Rural energy services company, Husk Power Systems, has commissioned six additional hybrid solar mini-grids in Nigeria’s Nasarawa State, providing clean energy to households as well as small- and medium-sized enterprises.
The company is now present in 12 communities, effectively doubling its fleet of solar hybrid mini-grids throughout the West African country.
At full capacity, the 12 mini-grids, each with a capacity of 50 kWp, will benefit approximately 50,000 people in rural communities while displacing roughly 50% of diesel generators and reducing energy costs by at least 30%.
With plans to commission an additional eight solar mini-grids by early-2023, Husk Power Systems currently has a pipeline of up to 100 such installations for future development.

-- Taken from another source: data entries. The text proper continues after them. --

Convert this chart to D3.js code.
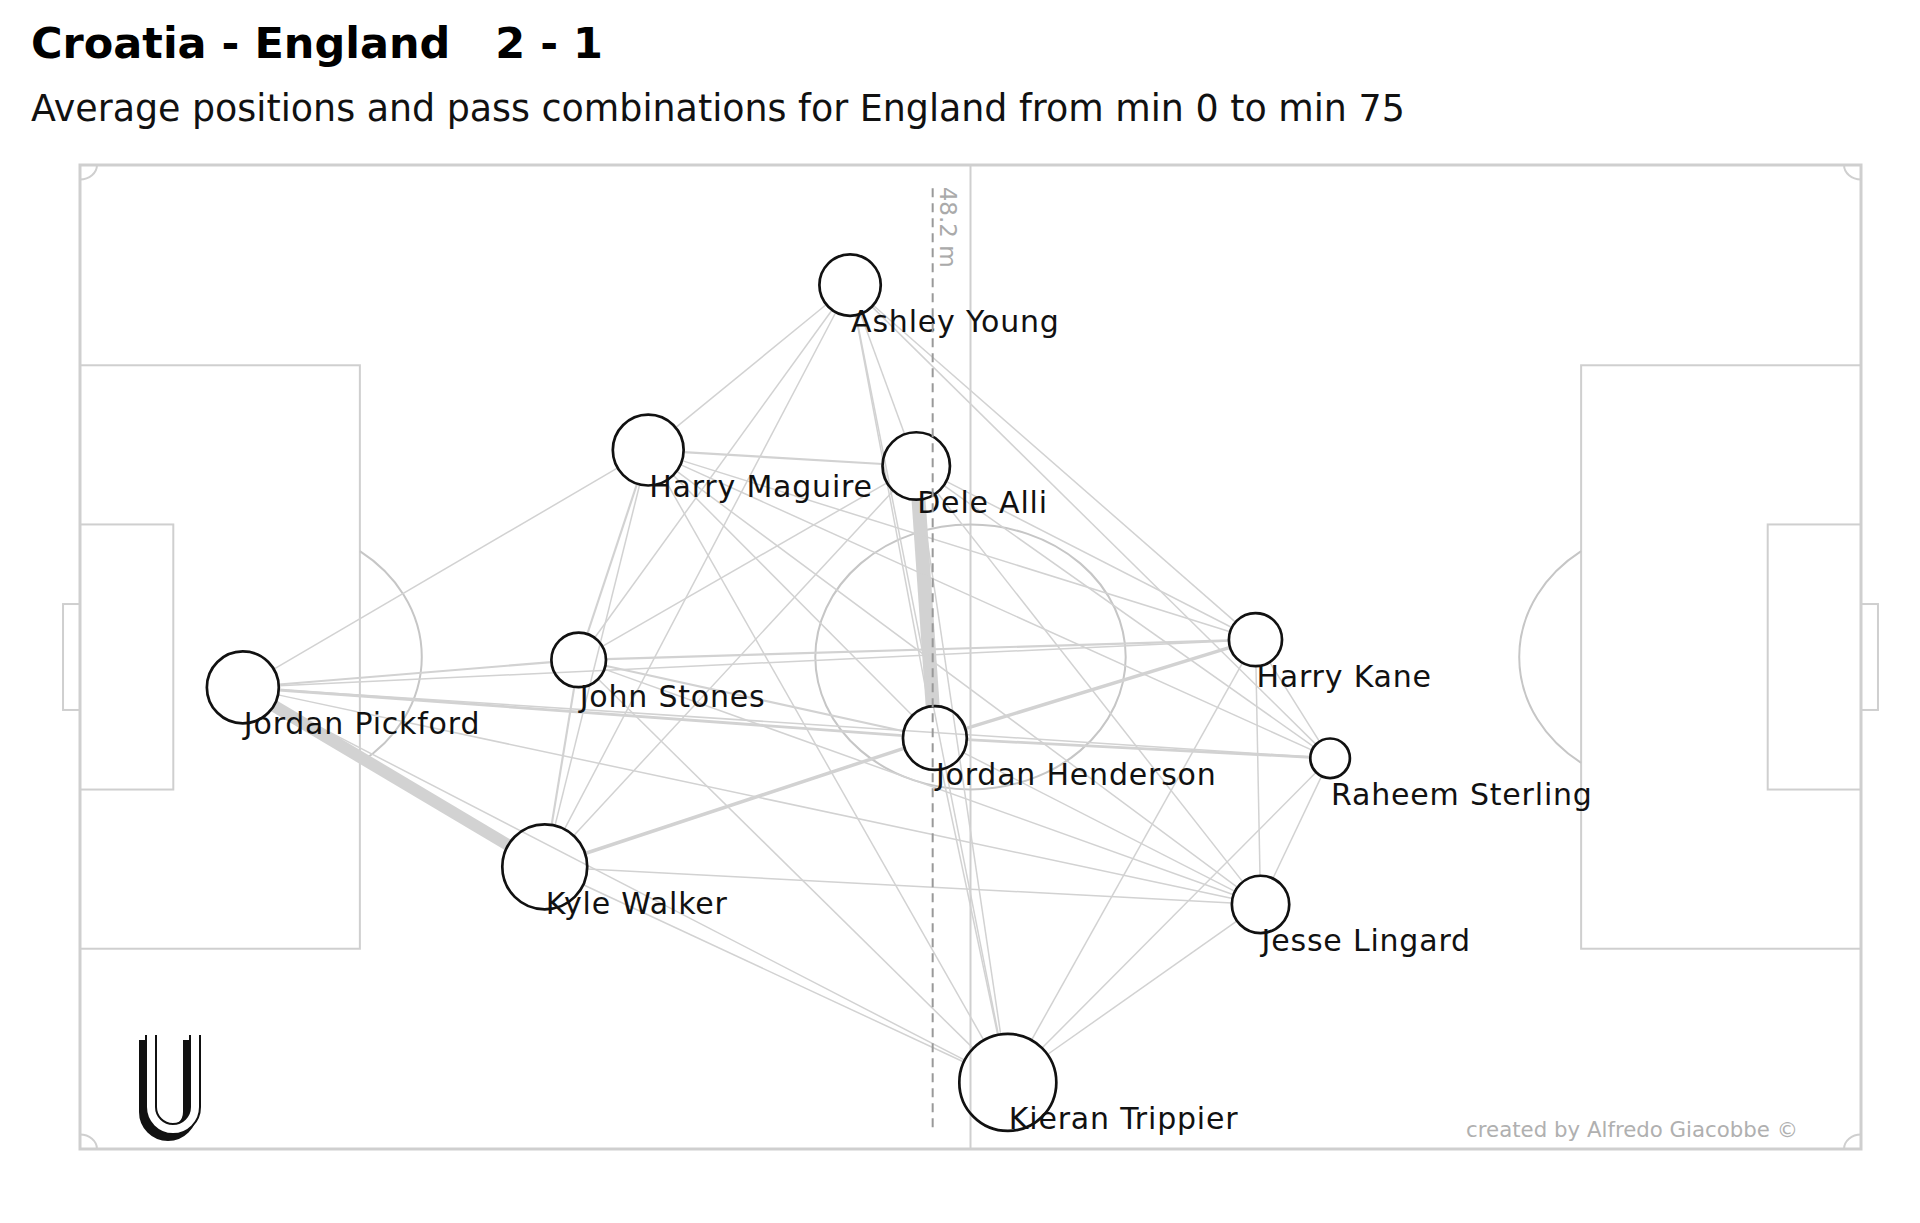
<!DOCTYPE html>
<html>
<head>
<meta charset="utf-8">
<title>Croatia - England pass network</title>
<script src="https://cdn.jsdelivr.net/npm/d3@7"></script>
<style>
body { margin: 0; background: #fff; }
svg { display: block; font-family: "DejaVu Sans", sans-serif; }
.pitch line, .pitch rect, .pitch path { fill: none; stroke: #cfcfcf; stroke-width: 2; }
.pitch .arc { stroke: #c6c6c6; }
.links line { stroke: #d2d2d2; stroke-linecap: butt; }
.nodes circle { fill: none; stroke: #111; stroke-width: 2.7; }
.nodes text { font-size: 30px; letter-spacing: 0.8px; fill: #111; }
</style>
</head>
<body>
<svg width="1920" height="1223"></svg>
<script>
// match info
var title = "Croatia - England   2 - 1"
var subtitle = "Average positions and pass combinations for England from min 0 to min 75"
var credit = "created by Alfredo Giacobbe \u00a9"
var avgLineLabel = "48.2 m"

// average positions in metres on a 105 x 68 pitch
var players = ["Ashley Young", "Harry Maguire", "Dele Alli", "John Stones", "Jordan Pickford",
  "Jordan Henderson", "Harry Kane", "Raheem Sterling", "Kyle Walker", "Jesse Lingard", "Kieran Trippier"]
var posX = [45.4, 33.5, 49.3, 29.4, 9.6, 50.4, 69.3, 73.7, 27.4, 69.6, 54.7]
var posY = [8.3, 19.7, 20.8, 34.2, 36.1, 39.6, 32.8, 41.0, 48.5, 51.1, 63.4]
var passes = [24, 32, 29, 19, 33, 26, 18, 10, 46, 21, 60]
var goalkeeper = "Jordan Pickford"

// pass combinations: [player a, player b, passes]
var passLinks = [
  [4, 8, 17], [2, 5, 20], [4, 1, 1], [4, 3, 2], [4, 6, 1], [4, 5, 3], [4, 7, 1], [4, 9, 1], [4, 10, 1],
  [0, 1, 1], [0, 3, 1], [0, 8, 1], [0, 2, 1], [0, 5, 1], [0, 10, 1], [0, 6, 1], [0, 7, 1],
  [1, 2, 2], [1, 6, 1], [1, 7, 1], [1, 5, 1], [1, 9, 1], [1, 10, 1], [1, 3, 2], [1, 8, 1],
  [2, 3, 1], [2, 8, 1], [2, 6, 1], [2, 7, 1], [2, 9, 1], [2, 10, 1],
  [3, 6, 2], [3, 5, 2], [3, 9, 1], [3, 10, 1], [3, 8, 2],
  [8, 5, 4], [8, 9, 1], [8, 10, 1],
  [5, 6, 4], [5, 7, 3], [5, 9, 1], [5, 10, 1],
  [6, 7, 1], [6, 9, 1], [6, 10, 1], [7, 9, 1], [7, 10, 1], [9, 10, 1]
]

var svg = d3.select("svg")
var x = d3.scaleLinear().domain([0, 105]).range([80, 1861])
var y = d3.scaleLinear().domain([0, 68]).range([165, 1149])
var r = d3.scaleSqrt().domain([0, 60]).range([0, 48.5])
var w = d3.scaleLinear().domain([1, 20]).range([1.5, 14])

// titles
svg.append("text").attr("x", 31).attr("y", 58)
  .style("font-size", "43px").style("font-weight", "bold").style("white-space", "pre")
  .text(title)
svg.append("text").attr("x", 31).attr("y", 121)
  .style("font-size", "36.4px").style("fill", "#111")
  .text(subtitle)

// pitch
var pitch = svg.append("g").attr("class", "pitch")
function box(x0, y0, x1, y1) {
  pitch.append("rect").attr("x", x(x0)).attr("y", y(y0))
    .attr("width", x(x1) - x(x0)).attr("height", y(y1) - y(y0))
}
box(0, 13.84, 16.5, 54.16)
box(0, 24.84, 5.5, 43.16)
box(-1, 30.34, 0, 37.66)
box(88.5, 13.84, 105, 54.16)
box(99.5, 24.84, 105, 43.16)
box(105, 30.34, 106, 37.66)
pitch.append("line").attr("x1", x(52.5)).attr("x2", x(52.5)).attr("y1", y(0)).attr("y2", y(68))
pitch.append("rect").attr("x", x(0)).attr("y", y(0))
  .attr("width", x(105) - x(0)).attr("height", y(68) - y(0)).style("stroke-width", 3)

var rx = x(9.15) - x(0), ry = y(9.15) - y(0)
pitch.append("ellipse").attr("class", "arc")
  .attr("cx", x(52.5)).attr("cy", y(34)).attr("rx", rx).attr("ry", ry)
  .style("fill", "none").style("stroke", "#c6c6c6").style("stroke-width", 2)

var a = Math.acos(5.5 / 9.15)
function penArc(cx, dir) {
  var sx = cx + dir * 9.15 * Math.cos(a)
  var p = "M" + x(sx) + "," + y(34 - 9.15 * Math.sin(a)) +
    " A" + rx + "," + ry + " 0 0 " + (dir > 0 ? 1 : 0) + " " + x(sx) + "," + y(34 + 9.15 * Math.sin(a))
  pitch.append("path").attr("class", "arc").attr("d", p)
}
penArc(11, 1)
penArc(94, -1)

var cr = 1
;[[0, 0, 1, 1], [105, 0, -1, 1], [0, 68, 1, -1], [105, 68, -1, -1]].forEach(function (c) {
  var p = "M" + x(c[0] + c[2] * cr) + "," + y(c[1]) +
    " A" + (x(cr) - x(0)) + "," + (y(cr) - y(0)) + " 0 0 " + (c[2] * c[3] > 0 ? 1 : 0) + " " +
    x(c[0]) + "," + y(c[1] + c[3] * cr)
  pitch.append("path").attr("d", p)
})

// nodes
var nodes = players.map(function (n, i) {
  return { name: n, px: x(posX[i]), py: y(posY[i]), r: r(passes[i]) }
})

// links, trimmed to the circle edges
var links = svg.append("g").attr("class", "links")
  .selectAll("line").data(passLinks).enter().append("line")
  .each(function (d) {
    var s = nodes[d[0]], t = nodes[d[1]]
    var dx = t.px - s.px, dy = t.py - s.py, len = Math.sqrt(dx * dx + dy * dy)
    d3.select(this)
      .attr("x1", s.px + dx / len * s.r).attr("y1", s.py + dy / len * s.r)
      .attr("x2", t.px - dx / len * t.r).attr("y2", t.py - dy / len * t.r)
  })
  .attr("stroke-width", function (d) { return w(d[2]) })

var node = svg.append("g").attr("class", "nodes")
  .selectAll("g").data(nodes).enter().append("g")
  .attr("transform", function (d) { return "translate(" + d.px + "," + d.py + ")" })
node.append("circle").attr("r", function (d) { return d.r })
node.append("text").attr("x", 1).attr("y", 47).text(function (d) { return d.name })

// average line of the outfield players
var outfield = posX.filter(function (v, i) { return players[i] != goalkeeper })
var avgX = x(d3.mean(outfield))
svg.append("line").attr("x1", avgX).attr("x2", avgX).attr("y1", y(1.6)).attr("y2", y(66.5))
  .style("stroke", "#999").style("stroke-width", 2).style("stroke-dasharray", "9,6")
svg.append("text").attr("transform", "translate(" + (avgX + 7) + "," + y(1.5) + ") rotate(90)")
  .style("font-size", "23px").style("fill", "#aaa")
  .text(avgLineLabel)

// credit
svg.append("text").attr("x", 1798).attr("y", 1137).attr("text-anchor", "end")
  .style("font-size", "21.3px").style("fill", "#b0b0b0")
  .text(credit)

// logo
var logo = svg.append("g").attr("transform", "translate(170,1036)")
var u = "M-22,0 V72 A22,22 0 0 0 22,72 V0"
logo.append("path").attr("d", u).attr("transform", "translate(-2,4)")
  .style("fill", "none").style("stroke", "#111").style("stroke-width", 14)
logo.append("path").attr("d", u).attr("transform", "translate(3,-1)")
  .style("fill", "none").style("stroke", "#111").style("stroke-width", 12)
logo.append("path").attr("d", u).attr("transform", "translate(3,-1)")
  .style("fill", "none").style("stroke", "#fff").style("stroke-width", 8)
</script>
</body>
</html>
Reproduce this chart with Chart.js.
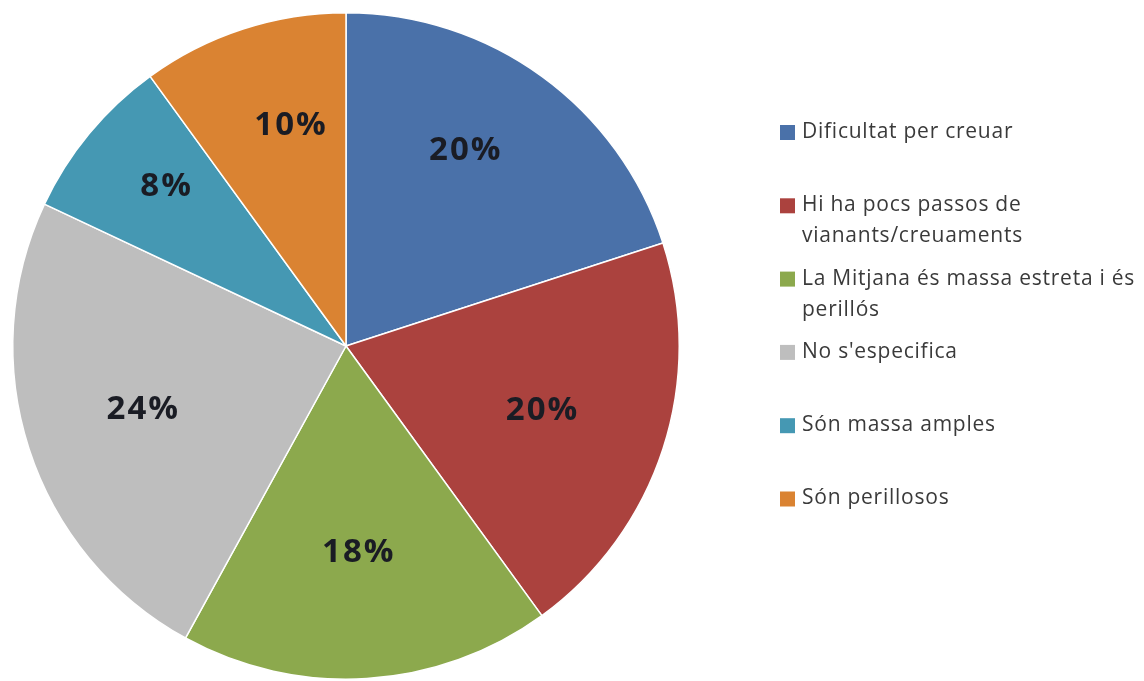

“Doubling our net-zero microgrid portfolio in less than a year is a testament to Husk’s ability to play an important role in Nigeria’s Energy Transition Plan and its goal of providing energy for all within this decade,” stated Husk Power Systems Country Manager for Nigeria, Olu Aruike, adding, “With the continued support of our host communities, governments at all levels and other partners, we will create a rural energy platform to help off-grid and low-grid communities reach their full economic potential.”
The solar mini-grids were commissioned by the nationwide energy access initiative, the Nigeria Electrification Project, a federal government scheme held under the statutory body, the Rural Electrification Agency and funded by the World Bank.
Husk Power Systems’ first series of mini-grids were launched in November 2021, with the company having launched earlier this year its Nigeria Sunshot Initiative, which will target the addition of a minimum of 500 sites by 2026. The Initiative will bring clean, reliable energy to over two million people in Nigeria while displacing approximately 25,000 diesel generators.